** start RAW DATA **
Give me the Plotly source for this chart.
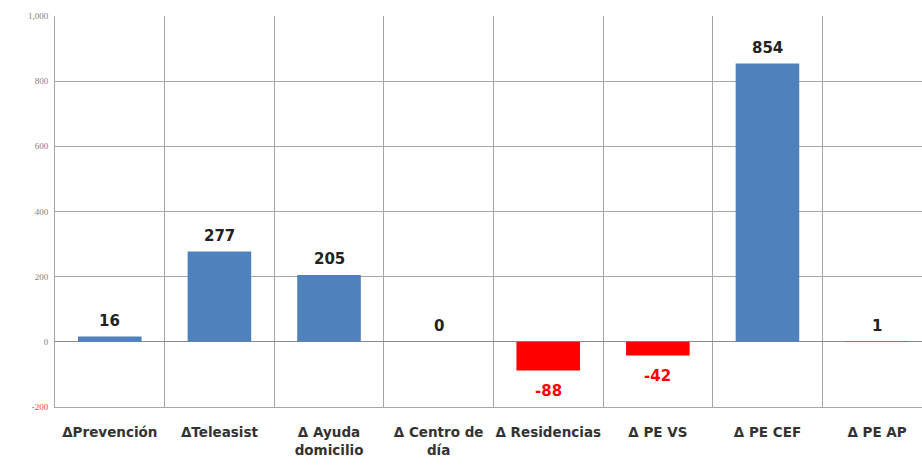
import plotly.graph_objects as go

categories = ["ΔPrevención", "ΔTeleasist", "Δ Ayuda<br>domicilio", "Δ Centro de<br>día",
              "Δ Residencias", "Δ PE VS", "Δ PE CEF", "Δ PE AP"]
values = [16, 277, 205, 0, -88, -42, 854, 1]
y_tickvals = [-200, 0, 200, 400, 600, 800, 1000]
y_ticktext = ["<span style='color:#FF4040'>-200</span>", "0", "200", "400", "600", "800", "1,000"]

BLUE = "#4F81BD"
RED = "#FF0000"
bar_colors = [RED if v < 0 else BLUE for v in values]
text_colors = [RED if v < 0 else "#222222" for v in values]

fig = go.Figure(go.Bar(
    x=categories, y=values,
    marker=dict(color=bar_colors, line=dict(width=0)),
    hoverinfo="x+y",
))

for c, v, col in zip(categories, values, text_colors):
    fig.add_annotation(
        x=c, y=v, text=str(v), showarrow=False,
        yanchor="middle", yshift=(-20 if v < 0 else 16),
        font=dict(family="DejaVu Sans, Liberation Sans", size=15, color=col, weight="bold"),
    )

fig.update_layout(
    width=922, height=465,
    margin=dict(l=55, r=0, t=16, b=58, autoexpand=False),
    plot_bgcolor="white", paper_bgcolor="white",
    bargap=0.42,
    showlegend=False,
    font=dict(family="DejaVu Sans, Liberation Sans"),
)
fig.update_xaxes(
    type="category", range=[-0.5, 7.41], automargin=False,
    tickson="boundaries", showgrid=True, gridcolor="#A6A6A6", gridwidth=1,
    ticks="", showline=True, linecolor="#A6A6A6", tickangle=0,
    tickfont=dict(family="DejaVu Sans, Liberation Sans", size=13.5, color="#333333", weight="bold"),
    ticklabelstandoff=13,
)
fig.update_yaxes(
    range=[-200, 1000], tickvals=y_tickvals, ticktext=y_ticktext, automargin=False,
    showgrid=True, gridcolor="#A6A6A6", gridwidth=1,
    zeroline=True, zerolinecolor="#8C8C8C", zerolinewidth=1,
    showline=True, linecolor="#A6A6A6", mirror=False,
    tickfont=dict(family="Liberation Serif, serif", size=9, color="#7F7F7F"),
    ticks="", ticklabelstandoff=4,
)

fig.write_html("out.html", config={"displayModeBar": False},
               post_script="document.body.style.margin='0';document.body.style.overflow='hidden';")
** end RAW DATA **
--- TASK GOAL ---
Repeat the material verbatim. Do not carry over any picture.

--- THE RESPONSE ---
Give me the Plotly source for this chart.
import plotly.graph_objects as go

categories = ["ΔPrevención", "ΔTeleasist", "Δ Ayuda<br>domicilio", "Δ Centro de<br>día",
              "Δ Residencias", "Δ PE VS", "Δ PE CEF", "Δ PE AP"]
values = [16, 277, 205, 0, -88, -42, 854, 1]
y_tickvals = [-200, 0, 200, 400, 600, 800, 1000]
y_ticktext = ["<span style='color:#FF4040'>-200</span>", "0", "200", "400", "600", "800", "1,000"]

BLUE = "#4F81BD"
RED = "#FF0000"
bar_colors = [RED if v < 0 else BLUE for v in values]
text_colors = [RED if v < 0 else "#222222" for v in values]

fig = go.Figure(go.Bar(
    x=categories, y=values,
    marker=dict(color=bar_colors, line=dict(width=0)),
    hoverinfo="x+y",
))

for c, v, col in zip(categories, values, text_colors):
    fig.add_annotation(
        x=c, y=v, text=str(v), showarrow=False,
        yanchor="middle", yshift=(-20 if v < 0 else 16),
        font=dict(family="DejaVu Sans, Liberation Sans", size=15, color=col, weight="bold"),
    )

fig.update_layout(
    width=922, height=465,
    margin=dict(l=55, r=0, t=16, b=58, autoexpand=False),
    plot_bgcolor="white", paper_bgcolor="white",
    bargap=0.42,
    showlegend=False,
    font=dict(family="DejaVu Sans, Liberation Sans"),
)
fig.update_xaxes(
    type="category", range=[-0.5, 7.41], automargin=False,
    tickson="boundaries", showgrid=True, gridcolor="#A6A6A6", gridwidth=1,
    ticks="", showline=True, linecolor="#A6A6A6", tickangle=0,
    tickfont=dict(family="DejaVu Sans, Liberation Sans", size=13.5, color="#333333", weight="bold"),
    ticklabelstandoff=13,
)
fig.update_yaxes(
    range=[-200, 1000], tickvals=y_tickvals, ticktext=y_ticktext, automargin=False,
    showgrid=True, gridcolor="#A6A6A6", gridwidth=1,
    zeroline=True, zerolinecolor="#8C8C8C", zerolinewidth=1,
    showline=True, linecolor="#A6A6A6", mirror=False,
    tickfont=dict(family="Liberation Serif, serif", size=9, color="#7F7F7F"),
    ticks="", ticklabelstandoff=4,
)

fig.write_html("out.html", config={"displayModeBar": False},
               post_script="document.body.style.margin='0';document.body.style.overflow='hidden';")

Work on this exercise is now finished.